Now consider the upper sheet of a hyperboloid in Minkowski space $\mathbb{R}^{1,2}$. The metric on this space is $\mathrm{d} s^2_{\textrm{Mink}} = -\mathrm{d} X_0^2 + \mathrm{d} X_1^2 + \mathrm{d} X_2^2$, and the hyperboloid sheet is defined by the equation $$X_0^2 - X_1^2 - X_2^2 = 1 \, , \qquad X_0>0 \, .$$ We can parametrize this by two angles $\alpha$ and $\beta$: \begin{eqnarray*} X_0 &=& \cosh \alpha \\ X_1 &=& \sinh \alpha \cos \beta \\ X_2 &=& \sinh \alpha \sin \beta \end{eqnarray*} Using these coordinates, we find that the metric on the sheet is \begin{equation} \label{met2} \mathrm{d} s^2_{\mathbb{H}} = \mathrm{d} \alpha ^2 + (\sinh \alpha)^2 \mathrm{d} \beta^2 \, , \end{equation} and again we can compute the Ricci scalar and find $R=-2$. The relation between this model and the Poincaré disk model is given by a stereographic projection. More precisely, the Poincaré disk is the stereographic projection of the hyperboloid sheet on the plane $X_0=0$ with respect to the point $(X_0,X_1,X_2)=(-1,0,0)$. Let us work out the details: a point $(X_0,X_1,X_2)$ on the hyperboloid sheet is mapped by this projection to the point $$\left( 0 , \frac{X_1}{1+X_0} , \frac{X_2}{1+X_0} \right) \, .$$ Using that, we obtain the relation between the coordinate on the disk $u$ and the coordinates $\alpha$ and $\beta$ on the hyperboloid, $$u = \frac{\sinh \alpha}{1+\cosh \alpha} e^{i \beta} \, .$$ The consciencious reader will now check that the two metrics \ref{met1} and \ref{met2} are the same.

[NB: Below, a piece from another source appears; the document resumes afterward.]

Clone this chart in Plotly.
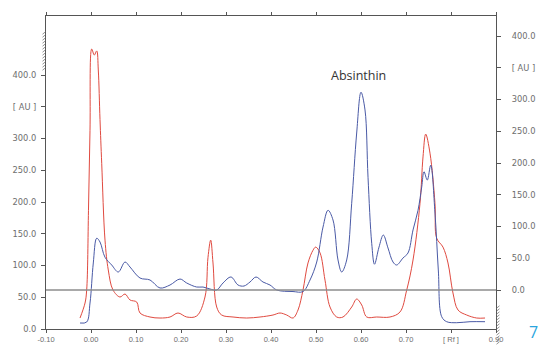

### Embedding in Euclidean space

We have just seen that it is possible to embed isometrically the full hyperbolic plane into Minkowski space. Is it possible to do the same in Euclidean space? By this, I mean to find a (regular) map $f : \mathbb{H} \longrightarrow \mathbb{R}^3$ such that the metric induced on the image of $f$ by the Euclidean metric $\mathrm{d} s^2_{\textrm{Eucl}} = \mathrm{d} X_0^2 + \mathrm{d} X_1^2 + \mathrm{d} X_2^2$ be, possibly up to a change of coordinates, the metric $\mathrm{d} s^2_{\mathbb{H}}$ considered in the previous paragraphs. We will see in a minute that the answer is no. In fact, the hyperbolic plane is simply "too big" for $\mathbb{R}^3$. However, if we pick a constant $c>0$ and remove the part of $\mathbb{H}$ that satisfies $y < c$, then a solution is available. Because of a problem of universal covering, we also have to take a part of $\mathbb{H}$ of width $2 \pi c$ in the $x$ direction, for instance $0 \leq x < 2 \pi c$. Then, define $t=\mathrm{ArcCosh} \frac{y}{c}$ and \begin{eqnarray*} X_0 &=& t - \tanh t \\ X_1 &=& \mathrm{sech} \, t \cos \frac{x}{c}\\ X_2 &=& \mathrm{sech} \, t \sin \frac{x}{c} \end{eqnarray*} A cumbersome computation shows that the metric induced on that surface is indeed $\mathrm{d} s^2_{\mathbb{H}}$. This surface is called a (half) pseudosphere. Here is a picture (taken from wikipedia) Note that if you don't want to make the computation yourself, you can put this code in Mathematica:
t = ArcCosh[y/c];
x0 = t - Tanh[t];
x1 = Sech[t]*Cos[x/c];
x2 = Sech[t]*Sin[x/c];
Dt[x0]^2 + Dt[x1]^2 + Dt[x2]^2 /. Dt[c] -> 0 // PowerExpand // Simplify

and you should recover the metric of the hyperbolic plane.

So, as we see, it is possible to embed part of the hyperbolic plane in Euclidean $\mathbb{R}^3$. But if you want to embed all of it, this is simply not possible, by a theorem of Hilbert that says that there exists no complete regular surface of constante negative (Gaussian) curvature immersed in $\mathbb{R}^3$. However, for the curvature to be defined, you need to be able to differentiate at least twice on the manifold - this is hidden in the word "regular". To be more precise, a theorem of Efimov tells you that there is no $C^2$ embedding of a complete surface in $\mathbb{R}^3$ with curvature satisfying $K<-\epsilon$ for some strictly positive constant $\epsilon$. But if you're satisfied with a $C^1$ embedding, then the Nash-Kuiper theorem tells you that a $C^1$ isometric embedding of the full hyperbolic plane in Euclidean $\mathbb{R}^2$ does exist! And things become even more counter-intuitive when you know that this embedding can be put inside a ball of arbitrarily small size...

PS : I used this post to answer a question here.